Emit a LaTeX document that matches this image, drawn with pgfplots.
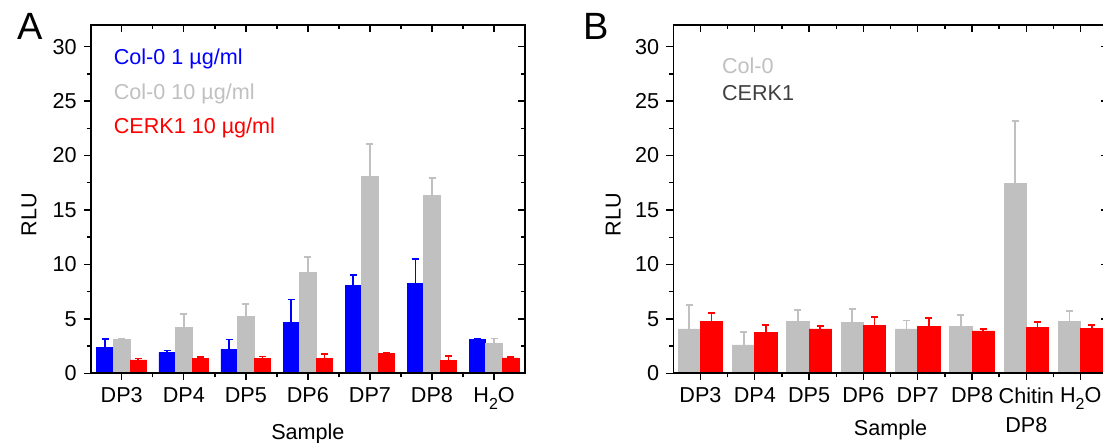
\documentclass[border=0pt]{standalone}
\usepackage{fontspec}
\setmainfont{Liberation Sans}
\usepackage{pgfplots}
\pgfplotsset{compat=1.18}

\definecolor{cblue}{RGB}{0,0,255}
\definecolor{cgray}{RGB}{192,192,192}
\definecolor{cred}{RGB}{255,0,0}
\definecolor{cdark}{RGB}{64,64,64}

\newcommand{\water}{H\raisebox{-0.32em}{\fontsize{8}{8}\selectfont 2}O}

\pgfplotsset{
  rlubase/.style={
    scale only axis, height=174.2pt, anchor=south west,
    ymin=0, ymax=32, ytick={0,5,...,30}, minor ytick={2.5,7.5,...,27.5},
    major tick length=3.5pt, minor tick length=2pt,
    axis line style={line width=0.8pt},
    every tick/.style={black, line width=0.7pt},
    font=\fontsize{10.8}{14.5}\selectfont,
    /pgf/number format/assume math mode=true,
  },
  front/.style={rlubase, xtick pos=bottom, ytick pos=left, tick align=outside,
    ylabel={RLU}, xlabel={Sample},
  },
  mirror/.style={rlubase, xtick pos=top, ytick pos=right, tick align=inside,
    xticklabels={}, yticklabels={}},
  errbar/.style={error bars/.cd, y dir=plus, y explicit, error mark=|,
    error bar style={line width=0.9pt, #1},
    error mark options={line width=0.9pt, mark size=1.75pt, #1}},
}

\begin{document}
\begin{tikzpicture}

% ---------- panel A ----------
\begin{axis}[front, at={(45.35pt,34.85pt)}, width=217.2pt,
    ybar=0pt, bar width=0.267,
    xmin=0.5, xmax=7.5, xtick={1,...,7}, minor xtick={1.5,2.5,...,6.5},
    xticklabels={DP3,DP4,DP5,DP6,DP7,DP8,\water},
    every axis y label/.style={at={(axis description cs:-0.142,0.4545)}, rotate=90, anchor=center},
    every axis x label/.style={at={(axis description cs:0.5,-0.191)}, anchor=base},
  ]
  % Col-0 1 ug/ml
  \addplot[fill=cblue, draw=cblue, errbar=cblue]
    table[x=x, y=y, y error=e] {
    x y e
    1 2.35 0.80
    2 1.89 0.20
    3 2.22 0.88
    4 4.68 2.10
    5 8.07 0.93
    6 8.24 2.28
    7 3.14 0.05
  };
  % Col-0 10 ug/ml
  \addplot[fill=cgray, draw=cgray, errbar=cgray]
    table[x=x, y=y, y error=e] {
    x y e
    1 3.14 0.04
    2 4.19 1.24
    3 5.20 1.15
    4 9.27 1.43
    5 18.04 3.05
    6 16.35 1.62
    7 2.71 0.48
  };
  % CERK1 10 ug/ml
  \addplot[fill=cred, draw=cred, errbar=cred]
    table[x=x, y=y, y error=e] {
    x y e
    1 1.23 0.13
    2 1.39 0.10
    3 1.36 0.18
    4 1.39 0.36
    5 1.80 0.05
    6 1.18 0.41
    7 1.41 0.06
  };
  \node[anchor=base west, text=cblue] at (rel axis cs:0.0368,0.885) {Col-0 1 µg/ml};
  \node[anchor=base west, text=cgray] at (rel axis cs:0.0368,0.786) {Col-0 10 µg/ml};
  \node[anchor=base west, text=cred] at (rel axis cs:0.0368,0.688) {CERK1 10 µg/ml};
\end{axis}
\begin{axis}[mirror, at={(45.35pt,34.85pt)}, width=217.2pt,
    xmin=0.5, xmax=7.5, xtick={1,...,7}, minor xtick={1.5,2.5,...,6.5}]
\end{axis}

% ---------- panel B ----------
\begin{axis}[front, at={(336.65pt,34.85pt)}, width=217.25pt,
    ybar=0pt, bar width=0.41,
    xmin=0.5, xmax=8.5, xtick={1,...,8}, minor xtick={1.5,2.5,...,7.5},
    xticklabels={DP3,DP4,DP5,DP6,DP7,DP8,Chitin\\DP8,\water},
    xticklabel style={align=center},
    every axis y label/.style={at={(axis description cs:-0.138,0.4545)}, rotate=90, anchor=center},
    every axis x label/.style={at={(axis description cs:0.5,-0.178)}, anchor=base},
  ]
  % Col-0
  \addplot[fill=cgray, draw=cgray, errbar=cgray]
    table[x=x, y=y, y error=e] {
    x y e
    1 4.07 2.17
    2 2.60 1.20
    3 4.78 1.01
    4 4.68 1.23
    5 4.07 0.77
    6 4.29 1.04
    7 17.40 5.77
    8 4.74 0.95
  };
  % CERK1
  \addplot[fill=cred, draw=cred, errbar=cred]
    table[x=x, y=y, y error=e] {
    x y e
    1 4.74 0.77
    2 3.76 0.71
    3 4.07 0.25
    4 4.38 0.82
    5 4.29 0.76
    6 3.89 0.18
    7 4.25 0.43
    8 4.10 0.31
  };
  \node[anchor=base west, text=cgray] at (rel axis cs:0.096,0.861) {Col-0};
  \node[anchor=base west, text=cdark] at (rel axis cs:0.096,0.783) {CERK1};
\end{axis}
\begin{axis}[mirror, at={(336.65pt,34.85pt)}, width=217.25pt,
    xmin=0.5, xmax=8.5, xtick={1,...,8}, minor xtick={1.5,2.5,...,7.5}]
\end{axis}

% panel letters
\node[anchor=base west, font=\fontsize{19}{22}\selectfont] at (5pt,201.5pt) {A};
\node[anchor=base west, font=\fontsize{19}{22}\selectfont] at (288pt,201.5pt) {B};

\pgfresetboundingbox
\path (0,0) rectangle (551.5pt,221.5pt);
\end{tikzpicture}
\end{document}
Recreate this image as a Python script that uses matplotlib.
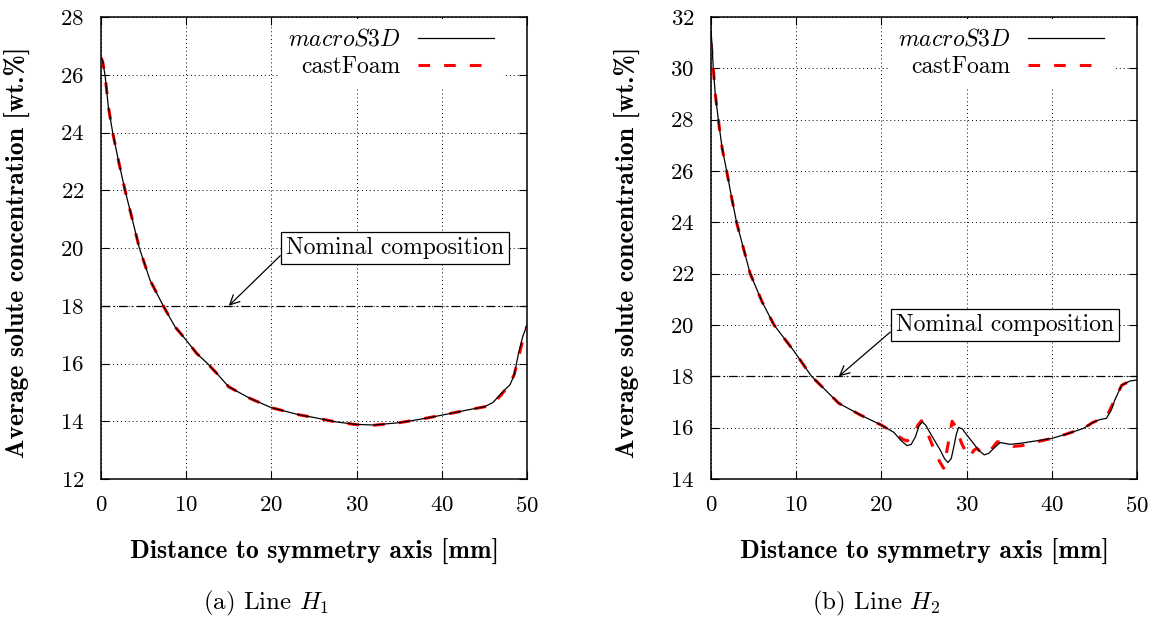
import numpy as np
import matplotlib
matplotlib.use('Agg')
import matplotlib.pyplot as plt

plt.rcParams['font.family'] = 'cmr10'
plt.rcParams['mathtext.fontset'] = 'cm'
plt.rcParams['axes.formatter.use_mathtext'] = True
plt.rcParams['font.size'] = 17

# Line H1 (left panel)
h1_macro_x = [0, 0.2, 0.47, 0.86, 1.37, 2.03, 2.82, 3.6, 4.5, 5.75, 7.3, 8.69, 10, 11.23,
              12.5, 13.58, 15, 17.5, 20, 23.3, 25, 27.5, 30, 32, 35, 37.5, 40, 43, 45, 46,
              47, 47.6, 48, 48.5, 49, 49.5, 50]
h1_macro_y = [26.6, 26.45, 26.0, 24.9, 24.0, 23.05, 22.0, 21.08, 20.0, 18.89, 18.0, 17.27,
              16.81, 16.35, 16.0, 15.66, 15.19, 14.79, 14.47, 14.22, 14.13, 13.98, 13.89,
              13.87, 13.95, 14.07, 14.21, 14.39, 14.5, 14.65, 14.97, 15.15, 15.26, 15.6,
              16.35, 16.93, 17.33]
h1_cast_x = [0, 0.2, 0.47, 0.86, 1.37, 2.03, 2.82, 3.6, 4.5, 5.75, 7.3, 8.69, 10, 11.23,
             12.5, 13.58, 15, 17.5, 20, 23.3, 25, 27.5, 30, 32, 35, 37.5, 40, 43, 45, 46,
             47, 48, 48.5, 49, 49.5, 50]
h1_cast_y = [26.6, 26.45, 26.0, 24.9, 24.0, 23.05, 22.0, 21.08, 20.0, 18.89, 18.0, 17.27,
             16.81, 16.35, 16.0, 15.66, 15.19, 14.79, 14.47, 14.22, 14.13, 13.98, 13.88,
             13.86, 13.95, 14.07, 14.21, 14.39, 14.5, 14.62, 14.92, 15.3, 15.62, 16.2, 16.8,
             17.3]

# Line H2 (right panel)
h2_macro_x = [0, 0.1, 0.27, 0.5, 0.86, 1.3, 1.84, 2.4, 3.0, 3.8, 4.6, 6.0, 7.4, 9.7, 11.8, 15,
              17.5, 20, 21.45, 22.3, 23.0, 23.5, 24.0, 24.4, 24.77, 25.2, 25.74, 26.9, 27.4,
              27.8, 28.2, 28.5, 28.8, 29.06, 29.5, 30.04, 30.8, 31.4, 32.07, 32.6, 33.2, 33.95,
              35.1, 36.3, 37.46, 40, 41.7, 43.7, 44.8, 45.5, 46.0, 46.4, 47.0, 47.4, 48.2,
              49.2, 50]
h2_macro_y = [31.5, 31.0, 30.0, 29.0, 28.0, 26.9, 26.0, 25.0, 24.0, 23.0, 22.0, 20.9, 20.0,
              19.0, 18.0, 16.95, 16.5, 16.1, 15.82, 15.5, 15.3, 15.35, 15.65, 16.05, 16.23,
              16.1, 15.78, 15.13, 14.8, 14.64, 14.8, 15.26, 15.75, 16.01, 15.95, 15.71, 15.39,
              15.13, 14.94, 15.0, 15.2, 15.42, 15.35, 15.39, 15.45, 15.58, 15.75, 15.97, 16.2,
              16.3, 16.34, 16.36, 16.7, 17.08, 17.66, 17.82, 17.86]
h2_cast_x = [0, 0.27, 0.5, 0.86, 1.3, 1.84, 2.4, 3.0, 3.8, 4.6, 6.0, 7.4, 9.7, 11.8, 15, 17.5,
             20, 20.5, 22.5, 23.0, 23.5, 24.3, 24.7, 25.4, 26.0, 26.8, 27.3, 27.8, 28.3, 28.8,
             29.4, 30.0, 30.4, 30.8, 31.2, 31.8, 32.3, 33.0, 33.6, 34.5, 35.5, 36.5, 38, 40,
             41.7, 43.7, 44.8, 45.5, 46.4, 47.4, 48.2, 49.2, 50]
h2_cast_y = [31.0, 30.0, 29.0, 28.0, 26.9, 26.0, 25.0, 24.0, 23.0, 22.0, 20.9, 20.0, 19.0,
             18.0, 16.95, 16.5, 16.1, 16.0, 15.55, 15.48, 15.6, 16.1, 16.27, 15.8, 15.3, 14.7,
             14.42, 15.3, 16.25, 16.0, 15.4, 15.0, 14.85, 15.1, 15.2, 15.0, 15.0, 15.2, 15.45,
             15.4, 15.27, 15.3, 15.43, 15.58, 15.75, 15.97, 16.2, 16.3, 16.4, 17.1, 17.65,
             17.82, 17.86]

nominal = 18.0
xticks = [0, 10, 20, 30, 40, 50]

fig = plt.figure(figsize=(11.53, 6.17), dpi=100)
ax1 = fig.add_axes([101 / 1153, 1 - 479 / 617, 426 / 1153, 462 / 617])
ax2 = fig.add_axes([711 / 1153, 1 - 479 / 617, 426 / 1153, 462 / 617])


def draw(ax, mx, my, cx, cy, ylim):
    ax.set_xlim(0, 50)
    ax.set_ylim(*ylim)
    ax.set_xticks(xticks)
    ax.set_yticks(np.arange(ylim[0], ylim[1] + 1, 2))
    ax.grid(True, color='black', linestyle=(0, (1, 3)), linewidth=0.7)
    ax.tick_params(direction='in', top=True, right=True, length=6, width=0.8,
                   labelsize=16.5)
    ax.tick_params(axis='x', pad=12)
    ax.tick_params(axis='y', pad=12)
    for s in ax.spines.values():
        s.set_linewidth(1.1)
    ax.axhline(nominal, color='black', linewidth=0.9, linestyle=(0, (7, 3, 1, 3)))
    ax.plot(mx, my, color='black', linewidth=0.9, label=r'$macroS3D$', zorder=4)
    ax.plot(cx, cy, color='red', linewidth=2.2, linestyle=(0, (3.8, 4.6)),
            label='castFoam', zorder=3)
    leg = ax.legend(loc='upper right', bbox_to_anchor=(0.95, 1.0), markerfirst=False,
                    handlelength=3.2, handletextpad=0.75, labelspacing=0.2,
                    fancybox=False, framealpha=1, borderaxespad=0.1, fontsize=17)
    leg.get_frame().set_linewidth(0)
    ax.annotate('Nominal composition', xy=(15, nominal), xytext=(34.5, 20.0),
                ha='center', va='center', fontsize=17,
                bbox=dict(boxstyle='square,pad=0.22', fc='white', ec='black', lw=0.9),
                arrowprops=dict(arrowstyle='->', color='black', lw=0.9,
                                shrinkA=0, shrinkB=0, relpos=(0, 0.4)),
                zorder=6)
    ax.set_xlabel('Distance to symmetry axis [mm]', family='cmb10', fontsize=18.5)
    ax.set_ylabel('Average solute concentration [wt.%]', family='cmb10', fontsize=18.5)
    ax.xaxis.set_label_coords(0.5, -0.13)
    ax.yaxis.set_label_coords(-0.165, 0.49)


draw(ax1, h1_macro_x, h1_macro_y, h1_cast_x, h1_cast_y, (12, 28))
draw(ax2, h2_macro_x, h2_macro_y, h2_cast_x, h2_cast_y, (14, 32))

fig.text(266 / 1153, 1 - 603 / 617, r'(a) Line $H_1$', ha='center', va='center', fontsize=18)
fig.text(876 / 1153, 1 - 603 / 617, r'(b) Line $H_2$', ha='center', va='center', fontsize=18)

fig.savefig('out.png', dpi=100)
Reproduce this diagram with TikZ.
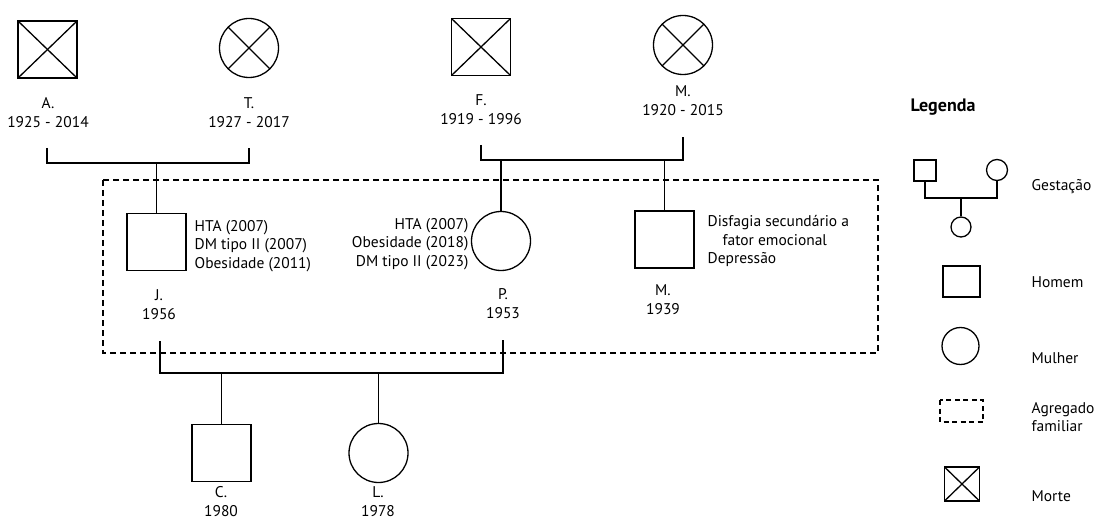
\documentclass[tikz,border=0pt]{standalone}
\usepackage{fontspec}
\setmainfont{PT Sans}
\usetikzlibrary{positioning}

\begin{document}
\begin{tikzpicture}[
    x=1pt, y=-1pt,
    line width=1.3pt,
    man/.style={
        rectangle,
        draw,
        minimum width=59pt,
        minimum height=57pt,
        inner sep=0pt
    },
    woman/.style={
        circle,
        draw,
        minimum size=59pt,
        inner sep=0pt
    },
    dead/.style={
        path picture={
            \draw (path picture bounding box.north west) -- (path picture bounding box.south east);
            \draw (path picture bounding box.north east) -- (path picture bounding box.south west);
        }
    },
    tag/.style={
        align=center,
        inner sep=0pt,
        font=\fontsize{15.5}{19}\selectfont
    },
    note/.style={
        inner sep=0pt,
        font=\fontsize{15.5}{18.5}\selectfont
    },
    household/.style={draw, dashed, dash pattern=on 6pt off 4pt}
]
    \useasboundingbox (0,0) rectangle (1100,521);

    % Grandparents (paternal)
    \node[man, dead] (A) at (47.5,49.5) {};
    \node[woman, dead] (T) at (249,48) {};
    \node[tag] (Atag) at (48,113) {A.\\1925 - 2014};
    \node[tag] (Ttag) at (249,113) {T.\\1927 - 2017};

    % Grandparents (maternal)
    \node[man, dead] (F) at (481,47) {};
    \node[woman, dead] (Mg) at (683,45) {};
    \node[tag] (Ftag) at (481,110) {F.\\1919 - 1996};
    \node[tag] (Mgtag) at (683,101) {M.\\1920 - 2015};

    % Household
    \draw[household] (103,180) rectangle (878,353);

    % Parents and uncle
    \node[man] (J) at (156.5,242) {};
    \node[woman] (P) at (501,241) {};
    \node[man] (Mu) at (664.5,239.5) {};
    \node[tag] (Jtag) at (159,305) {J.\\1956};
    \node[tag] (Ptag) at (503,304) {P.\\1953};
    \node[tag] (Mutag) at (663,300) {M.\\1939};

    % Conditions
    \node[note, align=left, anchor=west] (Jnote) at (194,246)
        {HTA (2007)\\DM tipo II (2007)\\Obesidade (2011)};
    \node[note, align=right, anchor=east] (Pnote) at (469,244)
        {HTA (2007)\\Obesidade (2018)\\DM tipo II (2023)};
    \node[note, align=left, anchor=west] (Munote) at (707,241)
        {Disfagia secundário a\\\hspace{15pt}fator emocional\\Depressão};

    % Children
    \node[man] (C) at (221.5,453) {};
    \node[woman] (L) at (378.5,453) {};
    \node[tag] (Ctag) at (221,502) {C.\\1980};
    \node[tag] (Ltag) at (378,502) {L.\\1978};

    % Connectors
    \coordinate (atL) at (47,148);
    \coordinate (atR) at (249,148);
    \coordinate (atbar) at (0,163);
    \draw (atL) |- (atbar -| atR) -- (atR);
    \draw (J.north) -- (J.north |- atbar);

    \coordinate (fmL) at (481,145);
    \coordinate (fmR) at (683,137);
    \coordinate (fmbar) at (0,160);
    \draw (fmL) |- (fmbar -| fmR) -- (fmR);
    \draw (P.north) -- (P.north |- fmbar);
    \draw (Mu.north) -- (Mu.north |- fmbar);

    \coordinate (jpL) at (160,341);
    \coordinate (jpR) at (503,340);
    \coordinate (jpbar) at (0,373);
    \draw (jpL) |- (jpbar -| jpR) -- (jpR);
    \draw (C.north) -- (C.north |- jpbar);
    \draw (L.north) -- (L.north |- jpbar);

    % Legend
    \node[font=\fontsize{18}{20}\selectfont\bfseries, inner sep=0pt] (legend) at (943,107) {Legenda};

    \node[man, minimum width=22pt, minimum height=21pt] (gm) at (925,170.5) {};
    \node[woman, minimum size=21pt] (gf) at (997,170) {};
    \node[woman, minimum size=20pt] (gc) at (961,227) {};
    \coordinate (gbar) at (0,198);
    \draw (gm.south) |- (gbar -| gf) -- (gf.south);
    \draw (gc.north) -- (gc.north |- gbar);
    \node[note, anchor=west] (gtxt) at (1031,187) {Gestação};

    \node[man, minimum width=37pt, minimum height=31pt] (hm) at (961.5,281.5) {};
    \node[note, anchor=west] (htxt) at (1031,282) {Homem};

    \node[woman, minimum size=37pt] (wm) at (960.5,346) {};
    \node[note, anchor=west] (wtxt) at (1031,358) {Mulher};

    \draw[household, dash pattern=on 5pt off 3.5pt] (940,400) rectangle (983,422);
    \node[note, align=left, anchor=west] (agtxt) at (1031,417) {Agregado\\familiar};

    \node[man, dead, minimum width=35pt, minimum height=34pt] (dm) at (962,484) {};
    \node[note, anchor=west] (dtxt) at (1031,496) {Morte};
\end{tikzpicture}
\end{document}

WORK REQUIRED: Select, from the listing, all lines that include the word "matplotlib".

EXERCISE RESPONSE:
Recreate this image as a Python script that uses matplotlib.
import matplotlib
matplotlib.use('Agg')
import matplotlib.pyplot as plt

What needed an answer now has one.